Making his first long course team in 2009, Chris competed at the World Championships in Rome. It was at this meet that Chris first discovered the lure of international competition. He then went on to compete at the 2010 Commonwealth Games in the 100m and 200m butterfly, placing fourth in both events. He was also a member of the 2008 and 2010 World short course teams where again in 2010 he placed fourth in the 200m butterfly. At the 2009 Australian Short Course Championships in Hobart, Chris broke the 200m butterfly Australian Short Course Record with a time of 1:51.11. In 2014, this record still stands.

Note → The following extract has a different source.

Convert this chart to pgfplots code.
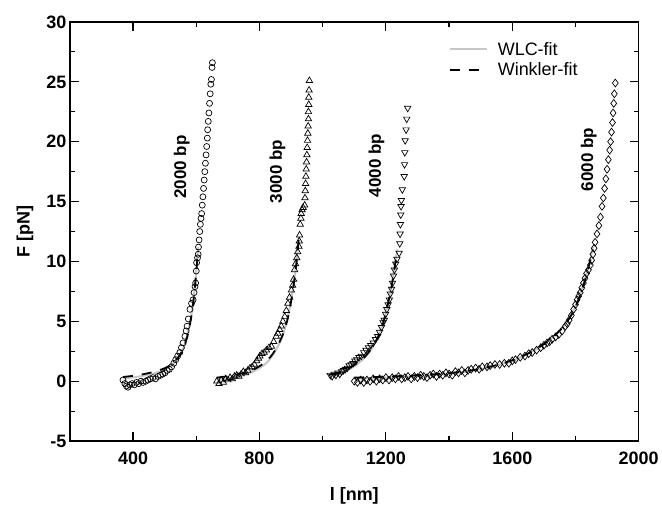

Chris experienced a minor setback at the start of 2011 after suffering with a back injury. This forced him out of the water and out of the 2011 World Championship Trials. In 2012, Chris realised his lifelong desire to compete for Australia at an Olympic games. Qualifying for the 100 and 200m Butterfly at the Olympic Trials is one of his most memorable moments. Chris went on to place 10th in both these events at the London Olympic Games. Finishing 2012 with a world ranking of 6th, Chris is excited about his future and the possibility of one day standing on the Podium at an International Competition.
In 2013 Chris qualified for the World Championships team in the 50m and 100m butterfly. He will admit it was not the best meet of his life but he shrugged that off and came back stronger in 2014 qualifying for his 2nd Commonwealth games in the 100m butterfly proving you can’t keep a good swimmer down.